STATED PROBLEM. Report every line from the material that contains the word "seaborn".

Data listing
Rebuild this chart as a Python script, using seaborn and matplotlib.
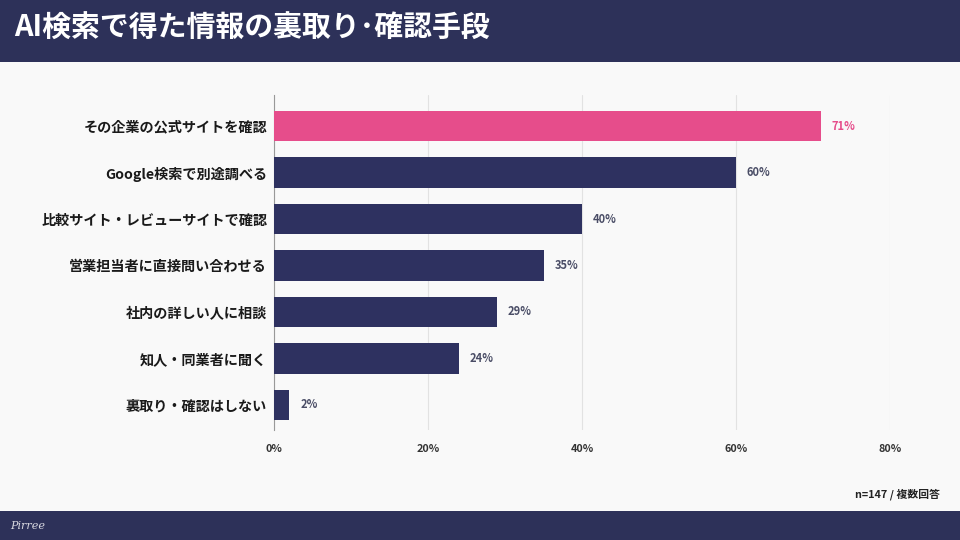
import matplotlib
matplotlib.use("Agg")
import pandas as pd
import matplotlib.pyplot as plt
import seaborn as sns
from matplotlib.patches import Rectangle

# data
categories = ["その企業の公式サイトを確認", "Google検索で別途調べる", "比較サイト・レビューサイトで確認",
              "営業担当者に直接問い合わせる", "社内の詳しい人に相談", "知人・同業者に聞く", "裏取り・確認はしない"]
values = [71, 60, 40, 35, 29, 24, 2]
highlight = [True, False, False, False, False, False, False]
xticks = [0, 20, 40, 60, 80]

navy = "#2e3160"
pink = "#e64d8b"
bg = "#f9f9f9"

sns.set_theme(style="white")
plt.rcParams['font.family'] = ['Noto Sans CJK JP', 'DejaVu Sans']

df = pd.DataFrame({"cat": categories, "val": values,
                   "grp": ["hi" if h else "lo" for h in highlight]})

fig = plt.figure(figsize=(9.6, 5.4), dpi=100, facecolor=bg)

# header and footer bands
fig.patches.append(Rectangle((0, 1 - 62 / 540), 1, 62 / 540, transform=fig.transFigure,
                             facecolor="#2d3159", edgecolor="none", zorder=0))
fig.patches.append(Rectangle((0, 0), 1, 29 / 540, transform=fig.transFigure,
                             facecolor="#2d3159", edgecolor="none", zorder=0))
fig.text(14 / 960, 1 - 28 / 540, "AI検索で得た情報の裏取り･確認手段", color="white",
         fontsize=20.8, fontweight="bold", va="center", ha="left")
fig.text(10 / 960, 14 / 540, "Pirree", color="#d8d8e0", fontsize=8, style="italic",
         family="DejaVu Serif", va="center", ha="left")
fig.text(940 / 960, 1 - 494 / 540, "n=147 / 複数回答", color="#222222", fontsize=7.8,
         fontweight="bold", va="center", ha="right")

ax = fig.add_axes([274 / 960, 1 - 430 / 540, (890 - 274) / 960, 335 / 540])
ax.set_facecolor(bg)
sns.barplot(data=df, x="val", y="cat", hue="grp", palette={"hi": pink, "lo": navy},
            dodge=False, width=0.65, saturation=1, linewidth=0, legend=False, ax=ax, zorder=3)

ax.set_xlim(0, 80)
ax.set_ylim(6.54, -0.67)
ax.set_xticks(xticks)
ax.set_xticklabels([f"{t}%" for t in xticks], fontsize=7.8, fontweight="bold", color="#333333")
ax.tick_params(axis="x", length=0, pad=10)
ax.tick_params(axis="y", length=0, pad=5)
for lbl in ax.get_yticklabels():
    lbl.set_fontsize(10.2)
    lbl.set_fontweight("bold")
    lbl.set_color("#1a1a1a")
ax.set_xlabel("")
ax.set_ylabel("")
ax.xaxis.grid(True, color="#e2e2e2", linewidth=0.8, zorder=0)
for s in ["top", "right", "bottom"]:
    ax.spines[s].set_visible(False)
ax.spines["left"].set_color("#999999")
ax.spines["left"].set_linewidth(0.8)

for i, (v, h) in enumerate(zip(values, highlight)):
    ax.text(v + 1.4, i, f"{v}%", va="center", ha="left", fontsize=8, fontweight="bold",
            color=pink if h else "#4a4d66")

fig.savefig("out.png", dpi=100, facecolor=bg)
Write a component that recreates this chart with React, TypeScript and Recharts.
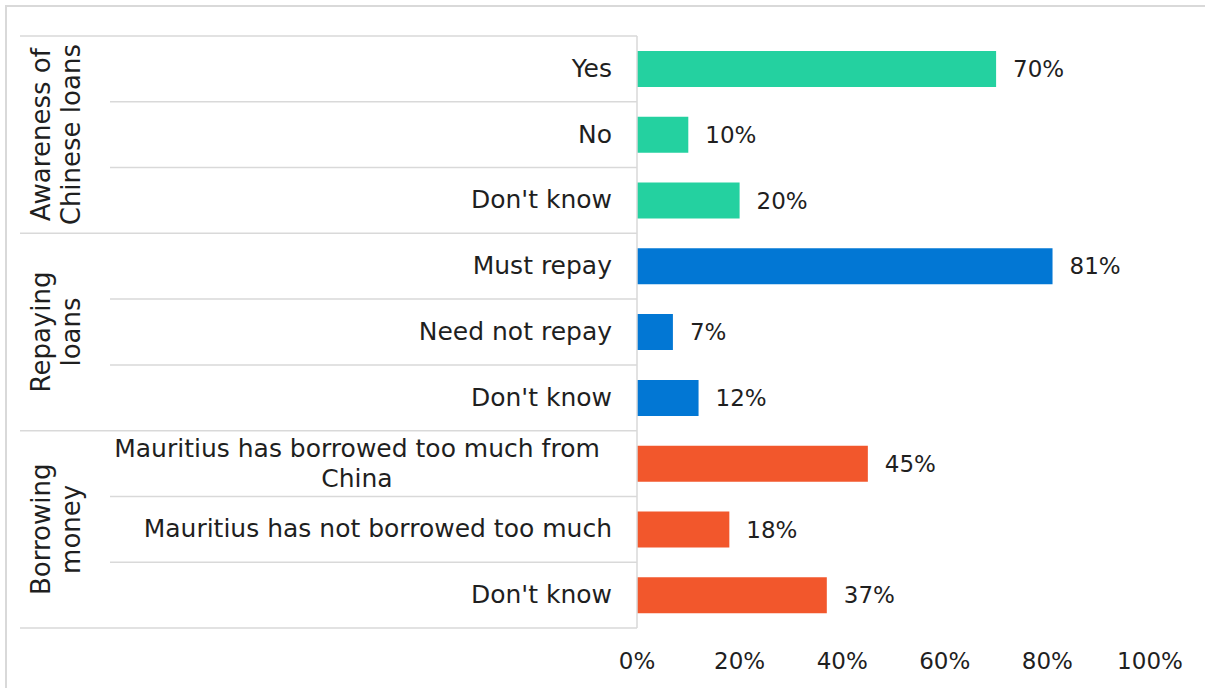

EXERCISE ANSWER.
Rebuild this chart as a Python script, using seaborn and matplotlib.
import seaborn as sns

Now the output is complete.